Currently, major paintings by Pindell are included in the Brooklyn Museum’s We Wanted a Revolution: Black Radical Women, 1965–1985 (now at the California African American Museum, Los Angeles, 2017–2018; traveling to the Institute of Contemporary Art, Boston, 2018), the Kemper Museum of Contemporary Art's Magnetic Fields: Expanding American Abstraction (now at the National Museum of Women in the Arts, Washington, D.C., 2017–2018; traveling to Museum of Fine Arts, St. Petersburg, Florida, 2018), the Metropolitan Museum of Art's Delirious: Art at the Limits of Reason, 1950–1980 (2017–2018, New York), and the Tate Modern's Soul of a Nation: Art in the Age of Black Power (2017, London; traveling to Crystal Bridges Museum of American Art, Bentonville, Arkansas, 2018; Brooklyn Museum, 2018–2019). Her work will also figure prominently in Lynne Cooke’s Outliers and American Vanguard Art, opening at the National Gallery of Art, Washington, D.C., in January 2018. 

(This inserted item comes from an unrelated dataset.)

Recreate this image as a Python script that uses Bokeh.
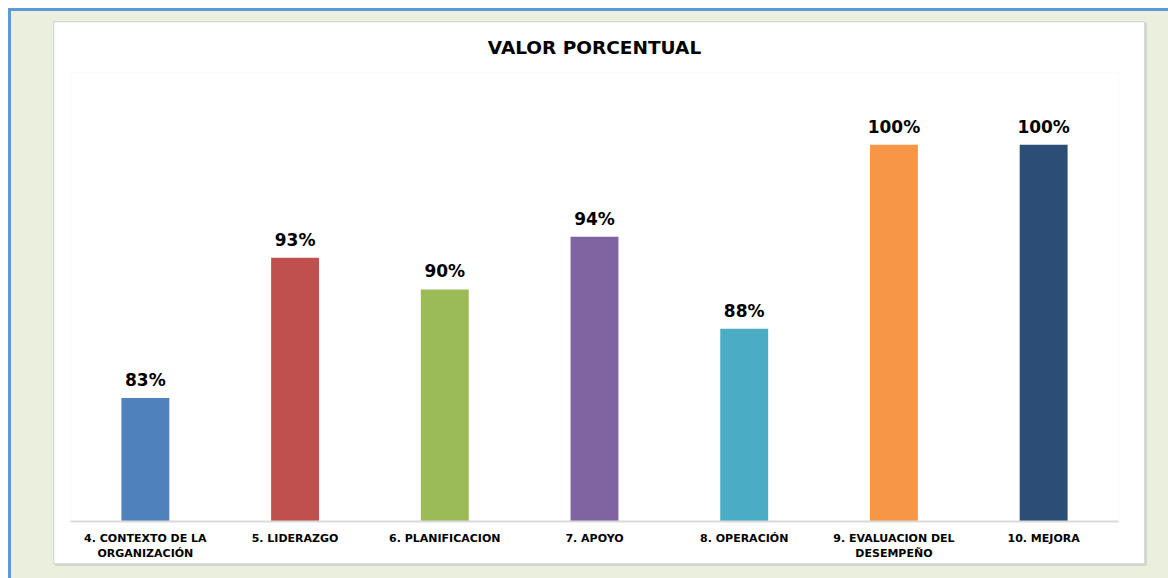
from bokeh.plotting import figure
from bokeh.layouts import column
from bokeh.models import ColumnDataSource, Range1d
from bokeh.core.properties import value
from bokeh.embed import file_html
from bokeh.resources import INLINE

title_text = "VALOR PORCENTUAL"
categories = ["4. CONTEXTO DE LA\nORGANIZACIÓN", "5. LIDERAZGO", "6. PLANIFICACION",
              "7. APOYO", "8. OPERACIÓN", "9. EVALUACION DEL\nDESEMPEÑO", "10. MEJORA"]
values = [0.832, 0.925, 0.904, 0.939, 0.878, 1.0, 1.0]
labels = ["83%", "93%", "90%", "94%", "88%", "100%", "100%"]
colors = ["#4F81BD", "#C0504D", "#9BBB59", "#8064A2", "#4BACC6", "#F79646", "#2C4D75"]

src = ColumnDataSource(dict(cat=categories, val=values, lab=labels, col=colors))

FONT = "DejaVu Sans"

p = figure(x_range=categories, y_range=Range1d(0.75, 1.048), width=1090, height=541,
           output_backend="svg", toolbar_location=None,
           min_border_left=16, min_border_right=26, min_border_top=49, min_border_bottom=42,
           background_fill_color="white", border_fill_color="white",
           outline_line_color=None, title=title_text)
p.title.align = "center"
p.title.vertical_align = "middle"
p.title.standoff = 27
p.title.offset = 4
p.title.text_font = FONT
p.title.text_font_size = "18.5px"
p.title.text_font_style = "bold"
p.title.text_color = "#000000"

p.vbar(x="cat", top="val", bottom=0.75, width=0.32, color="col", line_color=None, source=src)
p.text(x="cat", y="val", text="lab", source=src, text_align="center", text_baseline="bottom",
       y_offset=-8, text_font=value(FONT), text_font_size="17px", text_font_style="bold",
       text_color="#000000")

p.yaxis.visible = False
p.xgrid.grid_line_color = None
p.ygrid.grid_line_color = None
ax = p.xaxis[0]
ax.axis_line_color = "#D9D9D9"
ax.axis_line_width = 2
ax.major_tick_line_color = None
ax.minor_tick_line_color = None
ax.major_tick_out = 0
ax.major_tick_in = 0
ax.major_label_text_font = FONT
ax.major_label_text_font_size = "11px"
ax.major_label_text_font_style = "bold"
ax.major_label_text_color = "#000000"
ax.major_label_standoff = 10
ax.major_label_orientation = "horizontal"

p.margin = (14, 0, 0, 46)
p.styles = {"box-shadow": "0 0 0 1px #D9D9D9, 2px 2px 0 1px #D3D6CC"}

layout = column(p, width=1160, height=570,
                styles={"background-color": "#EBF0DE",
                        "box-shadow": "inset 3px 3px 0 #5B9BD5"})
layout.margin = (8, 0, 0, 8)

open("out.html", "w").write(file_html(layout, INLINE))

Pindell’s work is in the permanent collections of major museums internationally, including the Fogg Museum, Harvard University; the Louisiana Museum of Modern Art, Copenhagen; the Metropolitan Museum of Art; the Museum of Contemporary Art, Chicago; the Museum of Fine Arts, Boston; the Museum of Modern Art; the National Gallery of Art, Washington, D.C.; the Philadelphia Museum of Art; the Princeton University Art Museum; the Rose Art Museum, Brandeis University; The Studio Museum in Harlem; the Virginia Museum of Fine Arts; the Wadsworth Atheneum; the Walker Art Center; and the Whitney Museum of American Art.

Naomi Beckwith

Naomi Beckwith is the Marilyn and Larry Fields Curator at the Museum of Contemporary Art Chicago, where her exhibition and book projects focus on the impact of identity and multi-disciplinary practices for shaping contemporary art. Prior to the MCA, Beckwith held positions at the Institute of Contemporary Art in Philadelphia and the Studio Museum in Harlem. Her numerous exhibitions include The Freedom Principle: Experiments in Art and Music, 1965 to Now and 30 Seconds off an Inch, both considering the persistent resonance of black cultural practices across contemporary art internationally. She has been an early champion of such rising artists as Rashid Johnson, Jimmy Robert, Keren Cytter, The Propeller Group, and Lynette Yiadom-Boakye. Beckwith has contributed to numerous publications and served on the jury of the 56th Venice Biennale in 2015. She holds a BA in History from Northwestern University and an MA with Distinction from the Courtauld Institute in London.

Valerie Cassel Oliver

Valerie Cassel Oliver is the Sydney and Frances Lewis Family Curator of Modern and Contemporary Art at the Virginia Museum of Fine Arts. Prior to this position, she spent sixteen years at the Contemporary Arts Museum Houston, Texas, where she was senior curator. She was director of the Visiting Artist Program at the School of the Art Institute of Chicago and a program specialist at the National Endowment for the Arts. In 2000, she was one of six curators selected to organize the Biennial for the Whitney Museum of American Art in New York. Cassel Oliver has organized numerous exhibitions including the acclaimed Double Consciousness: Black Conceptual Art Since 1970 (2005); Cinema Remixed and Reloaded: Black Women Artists and the Moving Image with Dr. Andrea Barnwell Brownlee (2009); Hand + Made: The Performative Impulse in Art and Craft (2010); and Radical Presence: Black Performance in Contemporary Art, (2012), which toured through 2015. Cassel Oliver has also organized numerous solo exhibitions including a major retrospective on Benjamin Patterson, Born in the State of Flux/us, (2010) as well as the surveys Donald Moffett: The Extravagant Vein (2011); Jennie C. Jones: Compilation (2015); Angel Otero: Everything and Nothing (2016) and most recently,Annabeth Rosen: Fired, Broken, Gathered, Heaped (2017).